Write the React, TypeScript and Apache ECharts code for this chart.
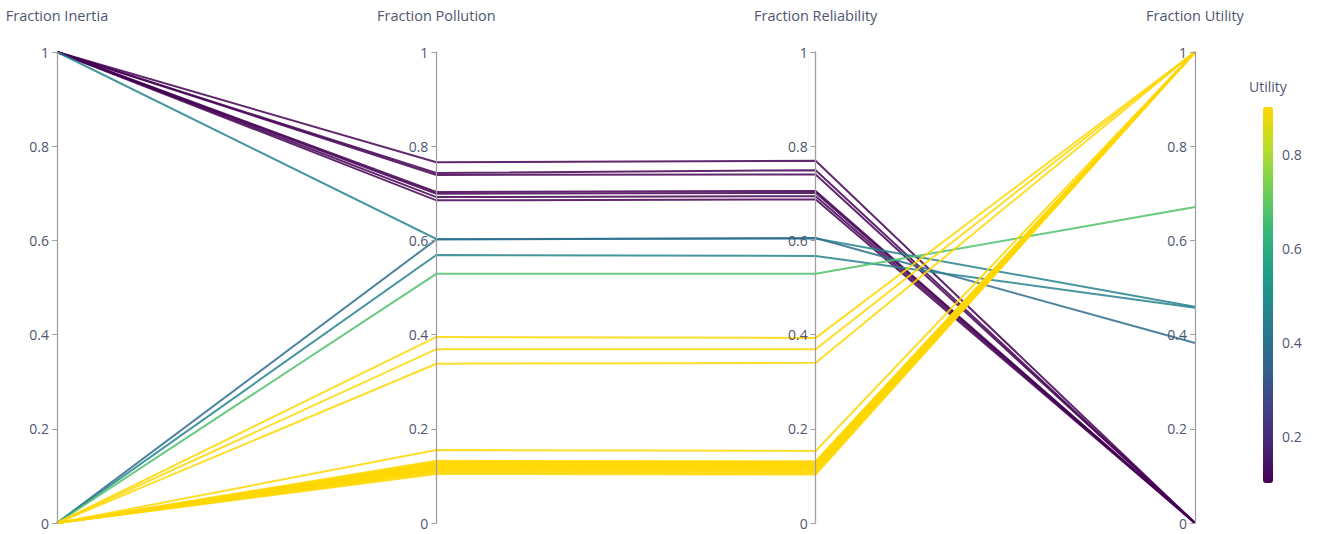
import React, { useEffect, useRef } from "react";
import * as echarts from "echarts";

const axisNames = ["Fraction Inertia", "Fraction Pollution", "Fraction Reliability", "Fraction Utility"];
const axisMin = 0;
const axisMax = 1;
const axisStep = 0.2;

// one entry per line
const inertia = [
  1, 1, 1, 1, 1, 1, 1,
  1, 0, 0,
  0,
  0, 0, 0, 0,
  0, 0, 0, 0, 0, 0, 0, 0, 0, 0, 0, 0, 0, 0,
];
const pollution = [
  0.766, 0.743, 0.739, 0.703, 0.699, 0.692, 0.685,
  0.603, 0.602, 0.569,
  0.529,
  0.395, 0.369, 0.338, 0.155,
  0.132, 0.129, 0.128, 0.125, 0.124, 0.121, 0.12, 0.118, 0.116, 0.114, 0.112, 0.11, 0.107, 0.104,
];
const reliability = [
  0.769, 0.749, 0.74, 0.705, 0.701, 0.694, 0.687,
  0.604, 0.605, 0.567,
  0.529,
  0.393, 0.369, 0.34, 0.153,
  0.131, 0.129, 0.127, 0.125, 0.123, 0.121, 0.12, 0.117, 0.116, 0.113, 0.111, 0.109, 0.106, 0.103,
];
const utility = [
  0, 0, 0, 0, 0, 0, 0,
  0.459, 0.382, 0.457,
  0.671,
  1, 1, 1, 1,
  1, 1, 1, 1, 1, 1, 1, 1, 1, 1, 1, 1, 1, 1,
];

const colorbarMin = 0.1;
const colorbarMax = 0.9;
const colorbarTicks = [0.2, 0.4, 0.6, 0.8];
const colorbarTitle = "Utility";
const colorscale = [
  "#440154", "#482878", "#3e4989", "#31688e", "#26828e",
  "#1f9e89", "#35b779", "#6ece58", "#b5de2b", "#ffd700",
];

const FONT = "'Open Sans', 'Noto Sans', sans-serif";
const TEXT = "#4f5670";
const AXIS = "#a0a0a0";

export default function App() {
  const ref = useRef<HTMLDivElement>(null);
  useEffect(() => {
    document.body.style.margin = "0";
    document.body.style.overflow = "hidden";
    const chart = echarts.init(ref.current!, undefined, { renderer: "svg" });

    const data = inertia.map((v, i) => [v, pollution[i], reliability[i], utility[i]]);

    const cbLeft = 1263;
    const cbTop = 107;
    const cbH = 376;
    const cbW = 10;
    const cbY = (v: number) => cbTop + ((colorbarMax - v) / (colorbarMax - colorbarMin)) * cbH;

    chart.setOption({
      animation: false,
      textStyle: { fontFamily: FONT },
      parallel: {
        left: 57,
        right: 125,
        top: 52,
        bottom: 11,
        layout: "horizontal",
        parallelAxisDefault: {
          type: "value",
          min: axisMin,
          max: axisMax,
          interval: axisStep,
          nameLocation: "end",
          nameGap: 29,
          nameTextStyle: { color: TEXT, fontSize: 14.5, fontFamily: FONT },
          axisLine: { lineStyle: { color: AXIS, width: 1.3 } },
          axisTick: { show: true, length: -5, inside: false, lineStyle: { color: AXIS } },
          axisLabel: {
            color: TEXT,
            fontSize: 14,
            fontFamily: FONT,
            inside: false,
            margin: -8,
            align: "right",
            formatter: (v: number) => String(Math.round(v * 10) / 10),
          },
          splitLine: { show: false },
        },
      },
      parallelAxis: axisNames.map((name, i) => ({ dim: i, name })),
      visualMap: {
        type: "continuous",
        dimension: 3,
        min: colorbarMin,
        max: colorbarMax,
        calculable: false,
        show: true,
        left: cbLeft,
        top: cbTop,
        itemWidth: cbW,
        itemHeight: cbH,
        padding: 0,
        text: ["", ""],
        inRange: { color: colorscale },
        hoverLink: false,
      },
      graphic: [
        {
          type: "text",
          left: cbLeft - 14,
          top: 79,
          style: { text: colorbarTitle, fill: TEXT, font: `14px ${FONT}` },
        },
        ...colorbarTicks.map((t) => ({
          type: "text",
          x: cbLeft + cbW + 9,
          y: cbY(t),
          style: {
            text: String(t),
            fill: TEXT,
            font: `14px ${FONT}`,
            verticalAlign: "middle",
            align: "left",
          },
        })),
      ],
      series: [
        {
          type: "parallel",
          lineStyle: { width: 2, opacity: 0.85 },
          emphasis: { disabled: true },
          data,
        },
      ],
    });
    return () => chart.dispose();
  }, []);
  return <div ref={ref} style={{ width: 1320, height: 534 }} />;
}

-----

**REQUIRED WORK**
Reproduce every line above as written, skipping pictures.

**ANSWER TO THE TASK**
Write the React, TypeScript and Apache ECharts code for this chart.
import React, { useEffect, useRef } from "react";
import * as echarts from "echarts";

const axisNames = ["Fraction Inertia", "Fraction Pollution", "Fraction Reliability", "Fraction Utility"];
const axisMin = 0;
const axisMax = 1;
const axisStep = 0.2;

// one entry per line
const inertia = [
  1, 1, 1, 1, 1, 1, 1,
  1, 0, 0,
  0,
  0, 0, 0, 0,
  0, 0, 0, 0, 0, 0, 0, 0, 0, 0, 0, 0, 0, 0,
];
const pollution = [
  0.766, 0.743, 0.739, 0.703, 0.699, 0.692, 0.685,
  0.603, 0.602, 0.569,
  0.529,
  0.395, 0.369, 0.338, 0.155,
  0.132, 0.129, 0.128, 0.125, 0.124, 0.121, 0.12, 0.118, 0.116, 0.114, 0.112, 0.11, 0.107, 0.104,
];
const reliability = [
  0.769, 0.749, 0.74, 0.705, 0.701, 0.694, 0.687,
  0.604, 0.605, 0.567,
  0.529,
  0.393, 0.369, 0.34, 0.153,
  0.131, 0.129, 0.127, 0.125, 0.123, 0.121, 0.12, 0.117, 0.116, 0.113, 0.111, 0.109, 0.106, 0.103,
];
const utility = [
  0, 0, 0, 0, 0, 0, 0,
  0.459, 0.382, 0.457,
  0.671,
  1, 1, 1, 1,
  1, 1, 1, 1, 1, 1, 1, 1, 1, 1, 1, 1, 1, 1,
];

const colorbarMin = 0.1;
const colorbarMax = 0.9;
const colorbarTicks = [0.2, 0.4, 0.6, 0.8];
const colorbarTitle = "Utility";
const colorscale = [
  "#440154", "#482878", "#3e4989", "#31688e", "#26828e",
  "#1f9e89", "#35b779", "#6ece58", "#b5de2b", "#ffd700",
];

const FONT = "'Open Sans', 'Noto Sans', sans-serif";
const TEXT = "#4f5670";
const AXIS = "#a0a0a0";

export default function App() {
  const ref = useRef<HTMLDivElement>(null);
  useEffect(() => {
    document.body.style.margin = "0";
    document.body.style.overflow = "hidden";
    const chart = echarts.init(ref.current!, undefined, { renderer: "svg" });

    const data = inertia.map((v, i) => [v, pollution[i], reliability[i], utility[i]]);

    const cbLeft = 1263;
    const cbTop = 107;
    const cbH = 376;
    const cbW = 10;
    const cbY = (v: number) => cbTop + ((colorbarMax - v) / (colorbarMax - colorbarMin)) * cbH;

    chart.setOption({
      animation: false,
      textStyle: { fontFamily: FONT },
      parallel: {
        left: 57,
        right: 125,
        top: 52,
        bottom: 11,
        layout: "horizontal",
        parallelAxisDefault: {
          type: "value",
          min: axisMin,
          max: axisMax,
          interval: axisStep,
          nameLocation: "end",
          nameGap: 29,
          nameTextStyle: { color: TEXT, fontSize: 14.5, fontFamily: FONT },
          axisLine: { lineStyle: { color: AXIS, width: 1.3 } },
          axisTick: { show: true, length: -5, inside: false, lineStyle: { color: AXIS } },
          axisLabel: {
            color: TEXT,
            fontSize: 14,
            fontFamily: FONT,
            inside: false,
            margin: -8,
            align: "right",
            formatter: (v: number) => String(Math.round(v * 10) / 10),
          },
          splitLine: { show: false },
        },
      },
      parallelAxis: axisNames.map((name, i) => ({ dim: i, name })),
      visualMap: {
        type: "continuous",
        dimension: 3,
        min: colorbarMin,
        max: colorbarMax,
        calculable: false,
        show: true,
        left: cbLeft,
        top: cbTop,
        itemWidth: cbW,
        itemHeight: cbH,
        padding: 0,
        text: ["", ""],
        inRange: { color: colorscale },
        hoverLink: false,
      },
      graphic: [
        {
          type: "text",
          left: cbLeft - 14,
          top: 79,
          style: { text: colorbarTitle, fill: TEXT, font: `14px ${FONT}` },
        },
        ...colorbarTicks.map((t) => ({
          type: "text",
          x: cbLeft + cbW + 9,
          y: cbY(t),
          style: {
            text: String(t),
            fill: TEXT,
            font: `14px ${FONT}`,
            verticalAlign: "middle",
            align: "left",
          },
        })),
      ],
      series: [
        {
          type: "parallel",
          lineStyle: { width: 2, opacity: 0.85 },
          emphasis: { disabled: true },
          data,
        },
      ],
    });
    return () => chart.dispose();
  }, []);
  return <div ref={ref} style={{ width: 1320, height: 534 }} />;
}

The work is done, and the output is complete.